→ **Exercise prompt**
Set down the data below without change, skipping the pictures it holds.

+ + + + +

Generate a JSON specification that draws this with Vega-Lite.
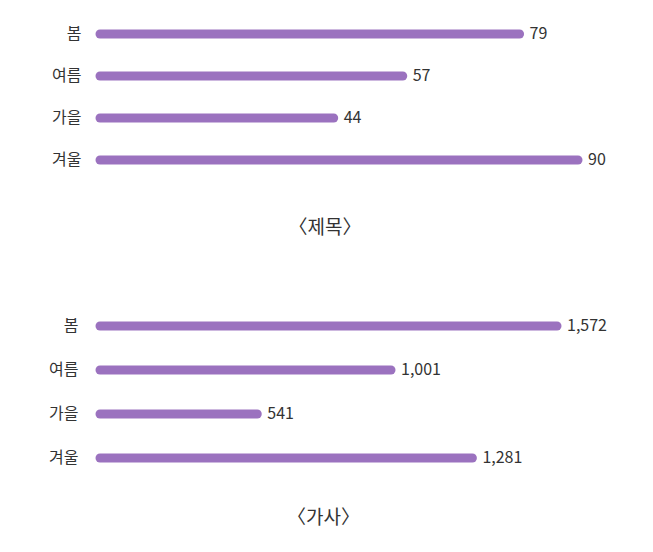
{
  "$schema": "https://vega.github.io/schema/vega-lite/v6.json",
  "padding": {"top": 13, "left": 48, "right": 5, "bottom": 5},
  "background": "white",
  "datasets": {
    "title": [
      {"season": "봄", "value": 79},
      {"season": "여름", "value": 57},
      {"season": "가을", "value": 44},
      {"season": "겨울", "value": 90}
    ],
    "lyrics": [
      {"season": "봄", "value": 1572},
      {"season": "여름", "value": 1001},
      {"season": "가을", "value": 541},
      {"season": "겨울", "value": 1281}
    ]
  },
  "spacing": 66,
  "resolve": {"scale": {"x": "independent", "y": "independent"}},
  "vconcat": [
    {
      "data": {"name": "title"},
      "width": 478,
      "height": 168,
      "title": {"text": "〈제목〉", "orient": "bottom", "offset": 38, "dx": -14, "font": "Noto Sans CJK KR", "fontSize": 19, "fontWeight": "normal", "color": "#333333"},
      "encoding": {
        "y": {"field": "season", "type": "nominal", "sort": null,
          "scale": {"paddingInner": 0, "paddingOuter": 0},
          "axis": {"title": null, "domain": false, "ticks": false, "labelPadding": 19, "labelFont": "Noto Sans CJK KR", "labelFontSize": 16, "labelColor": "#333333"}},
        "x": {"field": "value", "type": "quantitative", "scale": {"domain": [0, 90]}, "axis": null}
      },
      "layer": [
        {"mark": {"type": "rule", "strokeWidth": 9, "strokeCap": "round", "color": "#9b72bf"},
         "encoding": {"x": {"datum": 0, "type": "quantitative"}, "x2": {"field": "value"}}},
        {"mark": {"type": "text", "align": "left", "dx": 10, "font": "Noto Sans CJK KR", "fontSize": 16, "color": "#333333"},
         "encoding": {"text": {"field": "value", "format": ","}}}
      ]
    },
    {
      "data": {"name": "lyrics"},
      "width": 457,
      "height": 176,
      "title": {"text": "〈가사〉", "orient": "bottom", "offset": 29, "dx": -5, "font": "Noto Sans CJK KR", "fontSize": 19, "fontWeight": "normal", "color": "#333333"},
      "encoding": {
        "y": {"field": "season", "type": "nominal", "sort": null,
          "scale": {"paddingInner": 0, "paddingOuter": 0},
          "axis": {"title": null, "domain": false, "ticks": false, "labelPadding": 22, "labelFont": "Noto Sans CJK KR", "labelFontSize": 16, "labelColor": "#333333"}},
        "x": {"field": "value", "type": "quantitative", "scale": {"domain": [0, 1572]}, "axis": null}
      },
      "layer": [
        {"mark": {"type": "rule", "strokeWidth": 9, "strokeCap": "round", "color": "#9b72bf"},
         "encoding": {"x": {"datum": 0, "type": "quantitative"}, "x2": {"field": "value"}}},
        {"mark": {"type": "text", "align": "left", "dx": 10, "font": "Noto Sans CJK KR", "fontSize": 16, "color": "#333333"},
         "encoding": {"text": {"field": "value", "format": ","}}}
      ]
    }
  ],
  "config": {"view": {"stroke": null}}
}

+ + + + +

→ **Answer below**
Generate a JSON specification that draws this with Vega-Lite.
{
  "$schema": "https://vega.github.io/schema/vega-lite/v6.json",
  "padding": {"top": 13, "left": 48, "right": 5, "bottom": 5},
  "background": "white",
  "datasets": {
    "title": [
      {"season": "봄", "value": 79},
      {"season": "여름", "value": 57},
      {"season": "가을", "value": 44},
      {"season": "겨울", "value": 90}
    ],
    "lyrics": [
      {"season": "봄", "value": 1572},
      {"season": "여름", "value": 1001},
      {"season": "가을", "value": 541},
      {"season": "겨울", "value": 1281}
    ]
  },
  "spacing": 66,
  "resolve": {"scale": {"x": "independent", "y": "independent"}},
  "vconcat": [
    {
      "data": {"name": "title"},
      "width": 478,
      "height": 168,
      "title": {"text": "〈제목〉", "orient": "bottom", "offset": 38, "dx": -14, "font": "Noto Sans CJK KR", "fontSize": 19, "fontWeight": "normal", "color": "#333333"},
      "encoding": {
        "y": {"field": "season", "type": "nominal", "sort": null,
          "scale": {"paddingInner": 0, "paddingOuter": 0},
          "axis": {"title": null, "domain": false, "ticks": false, "labelPadding": 19, "labelFont": "Noto Sans CJK KR", "labelFontSize": 16, "labelColor": "#333333"}},
        "x": {"field": "value", "type": "quantitative", "scale": {"domain": [0, 90]}, "axis": null}
      },
      "layer": [
        {"mark": {"type": "rule", "strokeWidth": 9, "strokeCap": "round", "color": "#9b72bf"},
         "encoding": {"x": {"datum": 0, "type": "quantitative"}, "x2": {"field": "value"}}},
        {"mark": {"type": "text", "align": "left", "dx": 10, "font": "Noto Sans CJK KR", "fontSize": 16, "color": "#333333"},
         "encoding": {"text": {"field": "value", "format": ","}}}
      ]
    },
    {
      "data": {"name": "lyrics"},
      "width": 457,
      "height": 176,
      "title": {"text": "〈가사〉", "orient": "bottom", "offset": 29, "dx": -5, "font": "Noto Sans CJK KR", "fontSize": 19, "fontWeight": "normal", "color": "#333333"},
      "encoding": {
        "y": {"field": "season", "type": "nominal", "sort": null,
          "scale": {"paddingInner": 0, "paddingOuter": 0},
          "axis": {"title": null, "domain": false, "ticks": false, "labelPadding": 22, "labelFont": "Noto Sans CJK KR", "labelFontSize": 16, "labelColor": "#333333"}},
        "x": {"field": "value", "type": "quantitative", "scale": {"domain": [0, 1572]}, "axis": null}
      },
      "layer": [
        {"mark": {"type": "rule", "strokeWidth": 9, "strokeCap": "round", "color": "#9b72bf"},
         "encoding": {"x": {"datum": 0, "type": "quantitative"}, "x2": {"field": "value"}}},
        {"mark": {"type": "text", "align": "left", "dx": 10, "font": "Noto Sans CJK KR", "fontSize": 16, "color": "#333333"},
         "encoding": {"text": {"field": "value", "format": ","}}}
      ]
    }
  ],
  "config": {"view": {"stroke": null}}
}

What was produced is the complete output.